Mein Kopf blieb an seinem Platz, auch wenn er sich etwas seltsam anfühlte. Dafür blieb Mr. Vollidiot aber auch Mr. Vollidiot. Vielleicht war das eh das Beste, jedem das Seine.
Der Schulbus wartete schon und ich stieg ein. In der letzten Reihe saßen ein kleines Mädchen und seine Mutter. Zu denen setzte ich mich und blickte geistesabwesend aus dem Fenster.
Der Bus fuhr schon ein Weilchen, als mich das Kind plötzlich antippte. Ich wandte den Kopf und sah es an. Langes, rabenschwarzes Haar umrahmte den Kopf, und große, dunkle Augen, wie blaue Glasmurmeln, blickten mich an.
„Bist du traurig?“
Irritiert sah ich das Mädchen an und dann ihre Mutter. Die Frau war eingeschlafen und hörte außerdem Musik. Wieder schaute ich das Mädchen an. Es hatte mit ernster Miene gesprochen und blickte mich abwartend an. Ich wusste nicht, was ich sagen sollte. Aber mir war klar, dass ich sie nicht belügen konnte, warum auch immer. Ein verlegenes Grinsen stahl sich auf meine Lippen.
„Ja, ich glaube schon.“
„Warum?“
Dieses Wesen hatte mich ohnehin schon aus dem Konzept gebracht, aber nun war ich vollends verwirrt.
„Ich … weiß nicht.“
„Doch, bestimmt.“
Ich fragte mich, wie ein so kleiner Mensch größte Ernsthaftigkeit, kindliche Unschuld und eine so unglaubliche innere Ruhe ausstrahlen konnte.
„Wie heißt du?“
Bevor das Mädchen antworten konnte, hielt der Bus an und die Mutter zog das Mädchen mit mürrischer Miene hinter sich her.
Zum Abschied lächelte dieses mir so zu, als wüsste es auf alle Fragen dieser Welt die Antwort – sofern sie eine Antwort wert waren -, und als wäre ich ein dummes Ding, das sie alle zugleich gestellt hatte. Trotzdem war das Lächeln nicht überheblich, sondern fast schon gütig.
Mutter und Tochter verließen den Bus und dieser fuhr wieder an.
Auf dem Sitz des Mädchens lag ein kleiner Zettel, zusammengeknüllt und arg mitgenommen.

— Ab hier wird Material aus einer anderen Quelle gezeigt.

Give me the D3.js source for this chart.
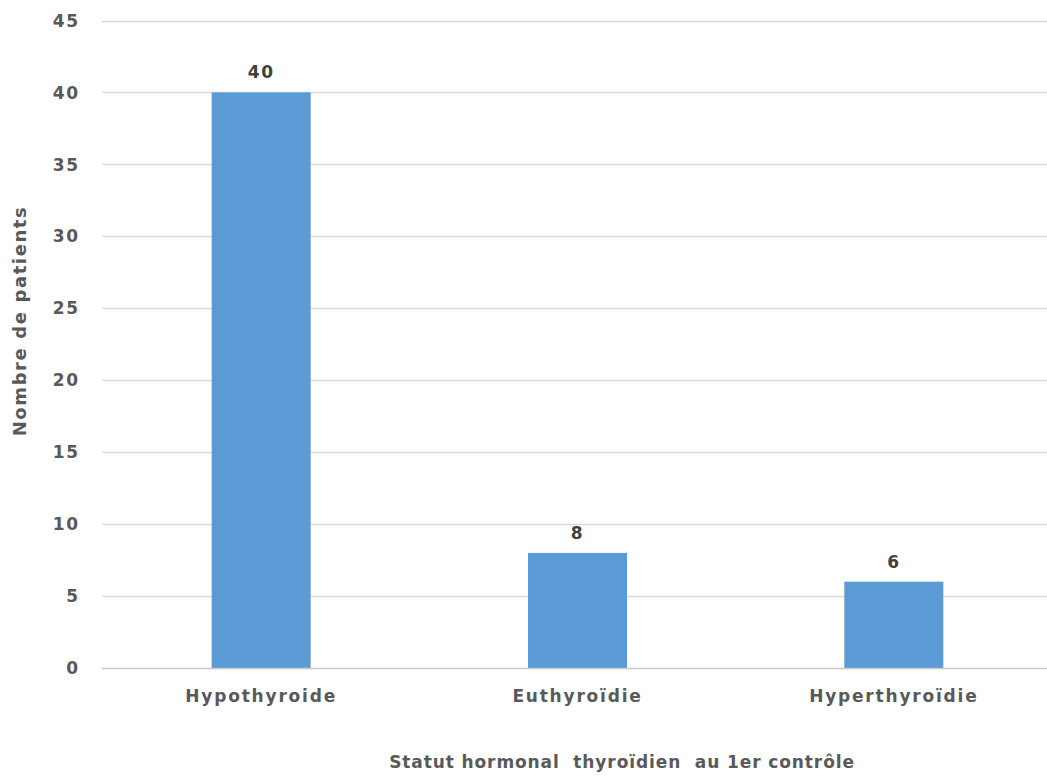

Ich faltete ihn auseinander und in krakeliger Kinderhandschrift stand dort geschrieben:
„Ich nehme dich bei der Hand,
Zeig dir das Märchenland,
Wo Liebe und die Freundschaft zählt,
Und keinem was fehlt.“
Ich musste schmunzeln. Dieses Land würde ich ja nur zu gern wenigstens einmal besuchen.
Nachdenklich schloss ich meine Hand fest um den kleinen Zettel und war mir sicher, dass ich diese Begegnung nie wieder vergessen würde.